Puis ils ont écarté les « natives »… Le reste, on n’en parle pas. L’horreur…
Comparaison n’est pas raison. Mais le risque théorique est réel.
Car le monde a changé ; il faut changer de paradigme ; il faut créer le climat propice au « vivre-ensemble » expression française.
Je ne stigmatise point les générations passées ou actuelles de nos pays. Elles ont fait progresser ces pays avec « les moyens du bord » mais « ce n’est pas arrivé » expression burkinabè.
La contribution de la diaspora burkinabè dynamisée sera une addition, voire une multiplication et non une soustraction et encore moins une division !
En exemple, les problèmes de santé et de développement sanitaire ne peuvent avoir un début de solution que dans une intégration républicaine de la fraction Diaspora.
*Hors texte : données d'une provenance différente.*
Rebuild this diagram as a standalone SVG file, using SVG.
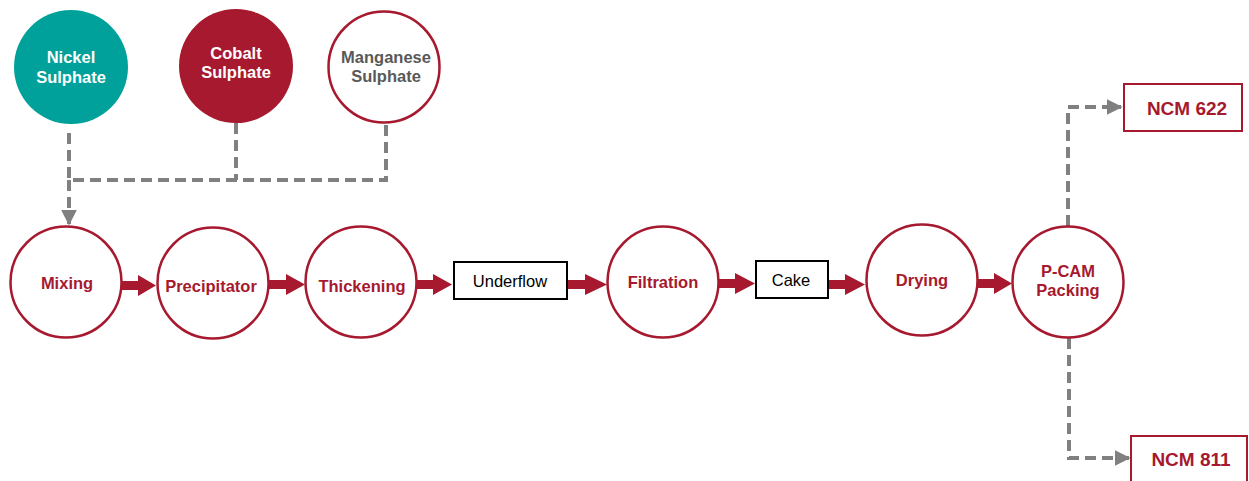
<svg xmlns="http://www.w3.org/2000/svg" width="1249" height="481" viewBox="0 0 1249 481">
<style>
.proc{fill:#fff;stroke:#A6192E;stroke-width:2.5}
.lbl{font-family:"Liberation Sans",Arial,sans-serif;font-weight:bold;font-size:16.5px;fill:#A6192E;text-anchor:middle;dominant-baseline:central}
.wt{font-family:"Liberation Sans",Arial,sans-serif;font-weight:bold;font-size:16.5px;fill:#fff;text-anchor:middle;dominant-baseline:central}
.gt{font-family:"Liberation Sans",Arial,sans-serif;font-weight:bold;font-size:16.5px;fill:#595959;text-anchor:middle;dominant-baseline:central}
.box{fill:#fff;stroke:#000;stroke-width:2}
.bt{font-family:"Liberation Sans",Arial,sans-serif;font-size:16.5px;fill:#000;text-anchor:middle;dominant-baseline:central}
.out{fill:#fff;stroke:#A6192E;stroke-width:2}
.ot{font-family:"Liberation Sans",Arial,sans-serif;font-weight:bold;font-size:19px;fill:#A6192E;text-anchor:middle;dominant-baseline:central}
.dash{fill:none;stroke:#808080;stroke-width:4;stroke-dasharray:11 6}
.red{fill:#A6192E}
</style>
<defs>
<marker id="ga" viewBox="0 0 10 10" refX="9" refY="5" markerWidth="4" markerHeight="4" orient="auto" markerUnits="strokeWidth">
<path d="M0,0 L10,5 L0,10 z" fill="#808080"/>
</marker>
</defs>
<g id="connectors">
<path class="dash" d="M69,133 V180 H386 V123"/>
<path class="dash" d="M236,123 V180"/>
<path class="dash" d="M69,180 V224" marker-end="url(#ga)"/>
<path class="dash" d="M1068,226 V107 H1121" marker-end="url(#ga)"/>
<path class="dash" d="M1069,338 V458 H1129" marker-end="url(#ga)"/>
<polygon class="red" points="122,281 138,281 138,275 156,285.5 138,296 138,290 122,290"/>
<polygon class="red" points="269,280 286,280 286,274 305,284.5 286,295 286,289 269,289"/>
<polygon class="red" points="417,280 433,280 433,274 452,284.5 433,295 433,289 417,289"/>
<polygon class="red" points="568,280 585,280 585,274 607,284.5 585,295 585,289 568,289"/>
<polygon class="red" points="719,279 735,279 735,273 755,283.5 735,294 735,288 719,288"/>
<polygon class="red" points="829,280 845,280 845,274 865,284.5 845,295 845,289 829,289"/>
<polygon class="red" points="978,279 994,279 994,273 1012,283.5 994,294 994,288 978,288"/>
</g>
<g id="nickel"><circle cx="71" cy="67" r="57" fill="#00A19A"/><text class="wt" x="71" y="57">Nickel</text><text class="wt" x="71" y="77">Sulphate</text></g>
<g id="cobalt"><circle cx="236" cy="66" r="57" fill="#A6192E"/><text class="wt" x="236" y="53">Cobalt</text><text class="wt" x="236" y="72">Sulphate</text></g>
<g id="manganese"><circle cx="384" cy="67" r="55.5" class="proc"/><text class="gt" x="386" y="57">Manganese</text><text class="gt" x="386" y="76">Sulphate</text></g>
<g id="mixing"><circle cx="66" cy="282" r="55.5" class="proc"/><text class="lbl" x="67" y="283">Mixing</text></g>
<g id="precipitator"><circle cx="213" cy="283" r="55.5" class="proc"/><text class="lbl" x="211" y="286">Precipitator</text></g>
<g id="thickening"><circle cx="361" cy="282" r="55.5" class="proc"/><text class="lbl" x="362" y="286">Thickening</text></g>
<g id="underflow"><rect class="box" x="454" y="262" width="113" height="37"/><text class="bt" x="510" y="281">Underflow</text></g>
<g id="filtration"><circle cx="663" cy="282" r="55.5" class="proc"/><text class="lbl" x="663" y="282">Filtration</text></g>
<g id="cake"><rect class="box" x="756" y="261" width="72" height="37"/><text class="bt" x="791" y="280">Cake</text></g>
<g id="drying"><circle cx="922" cy="280" r="55.5" class="proc"/><text class="lbl" x="922" y="280">Drying</text></g>
<g id="pcam"><circle cx="1068" cy="282" r="55.5" class="proc"/><text class="lbl" x="1068" y="271">P-CAM</text><text class="lbl" x="1068" y="290">Packing</text></g>
<g id="ncm622"><rect class="out" x="1124" y="84" width="118" height="47"/><text class="ot" x="1187" y="108">NCM 622</text></g>
<g id="ncm811"><rect class="out" x="1131" y="436" width="116" height="50"/><text class="ot" x="1191" y="459">NCM 811</text></g>
</svg>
La toute première déclaration du Premier ministre à l’Assemblée nationale avait un sens profond.
Peu de gens le comprennent, tant il y a la « trouille de » perdre son acquis aveugle !
Le Burkina a besoin de partir sur des bases inclusives solides car la demande de justice et de progrès est immense, pressante. Heureusement, les espoirs sont permis :
– fin des écoles sous paillottes ;
lycées provinciaux, avec internat ;
– attribution de bourses au mérite, même et surtout aux culs terreux dont je suis un exemple ;
– suppression des bourses ministérielles dont le but était de perpétuer la « consanguinité intellectuelle », risque majeur de disparition du génie de notre peuple par extinction de son génie propre j’allais dire- « libéré » !
L’optimisme est partagé par toutes les générations.
Reste la mise en œuvre qui devra tenir compte des aptitudes de transfert de technologie, de connaissances, de savoirs et savoir-faire.
Toutes choses qui manquent cruellement au Burkina. C’est une des tâches principales dévolues à la diaspora.
« ON » dit que l’auteur de ces lignes est fou. Mais qui est fou ? Le fou est celui qui a tout perdu sauf la raison.
On le constate chaque jour dans la rubrique qui lui est dédiée dans « lepays.bf », lecture de premier choix de la diaspora.